=== THE REQUEST ===
Give back the full listing, character for character, with no pictures.

>> Start COLLECTED DATA

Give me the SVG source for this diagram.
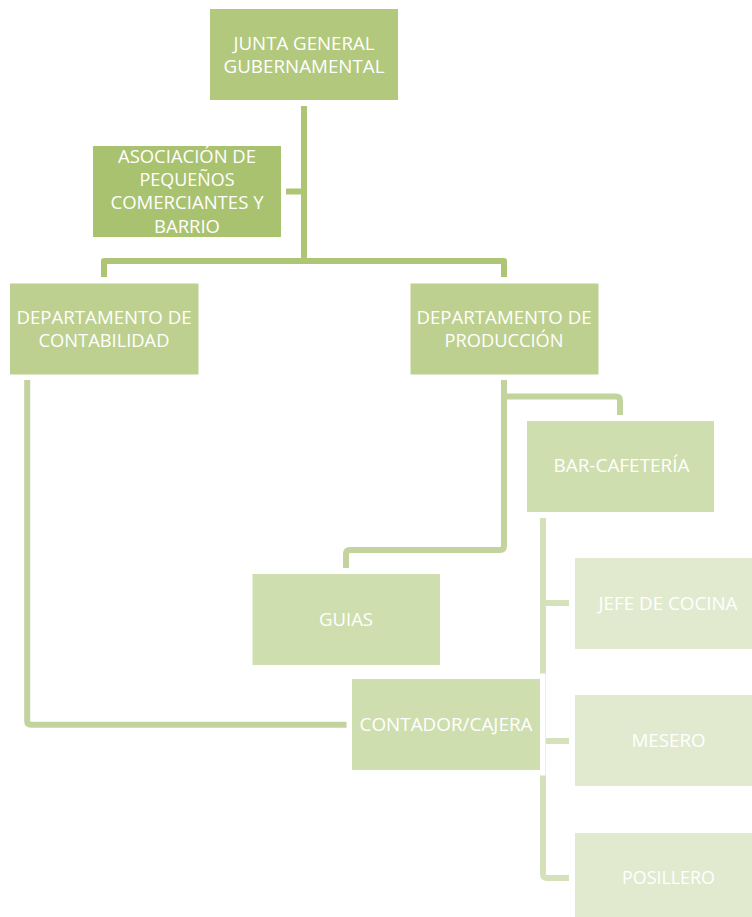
<svg xmlns="http://www.w3.org/2000/svg" width="752" height="917" viewBox="0 0 752 917">
<style>
.t{font-family:"Open Sans","Liberation Sans",sans-serif;font-size:18px;fill:#ffffff;text-anchor:middle}
.td{font-size:18px}
.c{fill:none;stroke-width:6;stroke-linejoin:round;stroke-linecap:butt}
.c1{stroke:#adc574}
.c2{stroke:#c2d39d}
.c3{stroke:#d4e1bb}
</style>
<rect width="752" height="917" fill="#ffffff"/>
<g id="connectors">
<path class="c c1" d="M304,106 V261"/>
<path class="c c1" d="M286,191.5 H304"/>
<path class="c c1" d="M104,277 V261 H504 V277"/>
<path class="c c2" d="M27.2,380 V721 Q27.2,724.8 31,724.8 H347"/>
<path class="c c2" d="M504,380 V546 Q504,550 500,550 H350 Q346,550 346,554 V568"/>
<path class="c c2" d="M504,396.5 H616 Q620,396.5 620,400.5 V415"/>
<path class="c c3" d="M543,518 V874 Q543,878 547,878 H569"/>
<path class="c c3" d="M543,603 H569"/>
<path class="c c3" d="M543,741 H569"/>
</g>
<g id="junta">
<rect x="210" y="9" width="188" height="91" fill="#b1c87d"/>
<text class="t" x="304" y="50" textLength="141" lengthAdjust="spacingAndGlyphs">JUNTA GENERAL</text>
<text class="t" x="304" y="73" textLength="161" lengthAdjust="spacingAndGlyphs">GUBERNAMENTAL</text>
</g>
<g id="asociacion">
<rect x="93" y="146" width="188" height="91" fill="#a9c26f"/>
<text class="t" x="187" y="163" textLength="138" lengthAdjust="spacingAndGlyphs">ASOCIACIÓN DE</text>
<text class="t" x="187" y="186" textLength="95" lengthAdjust="spacingAndGlyphs">PEQUEÑOS</text>
<text class="t" x="187" y="209" textLength="153" lengthAdjust="spacingAndGlyphs">COMERCIANTES Y</text>
<text class="t" x="187" y="232.5" textLength="66" lengthAdjust="spacingAndGlyphs">BARRIO</text>
</g>
<g id="contabilidad">
<rect x="10" y="283.5" width="188.5" height="91" fill="#bdd08f"/>
<text class="t td" x="104" y="324" textLength="175" lengthAdjust="spacingAndGlyphs">DEPARTAMENTO DE</text>
<text class="t td" x="104" y="347" textLength="131" lengthAdjust="spacingAndGlyphs">CONTABILIDAD</text>
</g>
<g id="produccion">
<rect x="410.5" y="283.5" width="188" height="91" fill="#bdd08f"/>
<text class="t td" x="504" y="324" textLength="175" lengthAdjust="spacingAndGlyphs">DEPARTAMENTO DE</text>
<text class="t td" x="504" y="347" textLength="119" lengthAdjust="spacingAndGlyphs">PRODUCCIÓN</text>
</g>
<g id="bar">
<rect x="527" y="421" width="187" height="91" fill="#cfdeae"/>
<text class="t" x="621.5" y="472" textLength="136" lengthAdjust="spacingAndGlyphs">BAR-CAFETERÍA</text>
</g>
<g id="guias">
<rect x="252.5" y="574" width="187.5" height="91" fill="#cfdeae"/>
<text class="t" x="346" y="626" textLength="54" lengthAdjust="spacingAndGlyphs">GUIAS</text>
</g>
<g id="contador">
<rect x="346.5" y="673.5" width="199" height="102" fill="#ffffff"/>
<rect x="352" y="679" width="188" height="91" fill="#cfdeae"/>
<text class="t" x="446" y="731" textLength="173" lengthAdjust="spacingAndGlyphs">CONTADOR/CAJERA</text>
</g>
<g id="jefe">
<rect x="575" y="558" width="187" height="91" fill="#e1eacf"/>
<text class="t" x="668" y="610" textLength="139" lengthAdjust="spacingAndGlyphs">JEFE DE COCINA</text>
</g>
<g id="mesero">
<rect x="575" y="695" width="187" height="91" fill="#e1eacf"/>
<text class="t" x="668.5" y="747" textLength="74" lengthAdjust="spacingAndGlyphs">MESERO</text>
</g>
<g id="posillero">
<rect x="575" y="833" width="187" height="91" fill="#e1eacf"/>
<text class="t" x="668.5" y="884" textLength="93" lengthAdjust="spacingAndGlyphs">POSILLERO</text>
</g>
</svg>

>> End COLLECTED DATA

=== RESPONSE FOR THIS EXERCISE ===
Give me the SVG source for this diagram.
<svg xmlns="http://www.w3.org/2000/svg" width="752" height="917" viewBox="0 0 752 917">
<style>
.t{font-family:"Open Sans","Liberation Sans",sans-serif;font-size:18px;fill:#ffffff;text-anchor:middle}
.td{font-size:18px}
.c{fill:none;stroke-width:6;stroke-linejoin:round;stroke-linecap:butt}
.c1{stroke:#adc574}
.c2{stroke:#c2d39d}
.c3{stroke:#d4e1bb}
</style>
<rect width="752" height="917" fill="#ffffff"/>
<g id="connectors">
<path class="c c1" d="M304,106 V261"/>
<path class="c c1" d="M286,191.5 H304"/>
<path class="c c1" d="M104,277 V261 H504 V277"/>
<path class="c c2" d="M27.2,380 V721 Q27.2,724.8 31,724.8 H347"/>
<path class="c c2" d="M504,380 V546 Q504,550 500,550 H350 Q346,550 346,554 V568"/>
<path class="c c2" d="M504,396.5 H616 Q620,396.5 620,400.5 V415"/>
<path class="c c3" d="M543,518 V874 Q543,878 547,878 H569"/>
<path class="c c3" d="M543,603 H569"/>
<path class="c c3" d="M543,741 H569"/>
</g>
<g id="junta">
<rect x="210" y="9" width="188" height="91" fill="#b1c87d"/>
<text class="t" x="304" y="50" textLength="141" lengthAdjust="spacingAndGlyphs">JUNTA GENERAL</text>
<text class="t" x="304" y="73" textLength="161" lengthAdjust="spacingAndGlyphs">GUBERNAMENTAL</text>
</g>
<g id="asociacion">
<rect x="93" y="146" width="188" height="91" fill="#a9c26f"/>
<text class="t" x="187" y="163" textLength="138" lengthAdjust="spacingAndGlyphs">ASOCIACIÓN DE</text>
<text class="t" x="187" y="186" textLength="95" lengthAdjust="spacingAndGlyphs">PEQUEÑOS</text>
<text class="t" x="187" y="209" textLength="153" lengthAdjust="spacingAndGlyphs">COMERCIANTES Y</text>
<text class="t" x="187" y="232.5" textLength="66" lengthAdjust="spacingAndGlyphs">BARRIO</text>
</g>
<g id="contabilidad">
<rect x="10" y="283.5" width="188.5" height="91" fill="#bdd08f"/>
<text class="t td" x="104" y="324" textLength="175" lengthAdjust="spacingAndGlyphs">DEPARTAMENTO DE</text>
<text class="t td" x="104" y="347" textLength="131" lengthAdjust="spacingAndGlyphs">CONTABILIDAD</text>
</g>
<g id="produccion">
<rect x="410.5" y="283.5" width="188" height="91" fill="#bdd08f"/>
<text class="t td" x="504" y="324" textLength="175" lengthAdjust="spacingAndGlyphs">DEPARTAMENTO DE</text>
<text class="t td" x="504" y="347" textLength="119" lengthAdjust="spacingAndGlyphs">PRODUCCIÓN</text>
</g>
<g id="bar">
<rect x="527" y="421" width="187" height="91" fill="#cfdeae"/>
<text class="t" x="621.5" y="472" textLength="136" lengthAdjust="spacingAndGlyphs">BAR-CAFETERÍA</text>
</g>
<g id="guias">
<rect x="252.5" y="574" width="187.5" height="91" fill="#cfdeae"/>
<text class="t" x="346" y="626" textLength="54" lengthAdjust="spacingAndGlyphs">GUIAS</text>
</g>
<g id="contador">
<rect x="346.5" y="673.5" width="199" height="102" fill="#ffffff"/>
<rect x="352" y="679" width="188" height="91" fill="#cfdeae"/>
<text class="t" x="446" y="731" textLength="173" lengthAdjust="spacingAndGlyphs">CONTADOR/CAJERA</text>
</g>
<g id="jefe">
<rect x="575" y="558" width="187" height="91" fill="#e1eacf"/>
<text class="t" x="668" y="610" textLength="139" lengthAdjust="spacingAndGlyphs">JEFE DE COCINA</text>
</g>
<g id="mesero">
<rect x="575" y="695" width="187" height="91" fill="#e1eacf"/>
<text class="t" x="668.5" y="747" textLength="74" lengthAdjust="spacingAndGlyphs">MESERO</text>
</g>
<g id="posillero">
<rect x="575" y="833" width="187" height="91" fill="#e1eacf"/>
<text class="t" x="668.5" y="884" textLength="93" lengthAdjust="spacingAndGlyphs">POSILLERO</text>
</g>
</svg>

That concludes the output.